Prime meridian in Vatican Gardens

VATICAN CITY – Although the Global Positioning System has made meridians obsolete in mapmaking, a group of geographers used the GPS to mark the exact spot where the old prime meridian of Italy passed through the Vatican.

Standing at the end of a technologically guaranteed straight line of flower pots, the geographers and Vatican officials dedicated a plaque marking the spot in the Vatican Gardens Feb. 23.

A prime meridian is an arbitrarily determined line running around the globe from north to south; it is used to determine longitude as well as time zones. Although an international agreement was reached in 1880 recognizing the meridian in Greenwich, England, as the prime meridian, Italian government maps continued to use the Italian prime until the 1940s.

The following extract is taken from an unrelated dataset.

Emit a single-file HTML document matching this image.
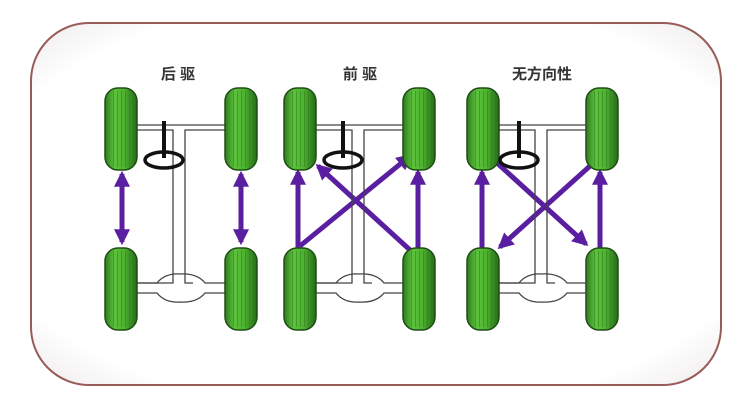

In 2004, a group of Italian geographers and historians began a project to commemorate the Italian meridian by marking it in the Vatican Gardens and in several parks around Rome.

At the brief Vatican ceremony, Archbishop Giovanni Lajolo, head of the office governing Vatican City State, told the scholars, “Forgive me if I end by preaching, but I am just a priest and not a scientist.”

The meridian may be obsolete, he said, but everyone needs a point of reference for his or her life’s journey.

In Jesus, he said, “we have a star from which we can determine our meridian with certainty for a safe voyage.”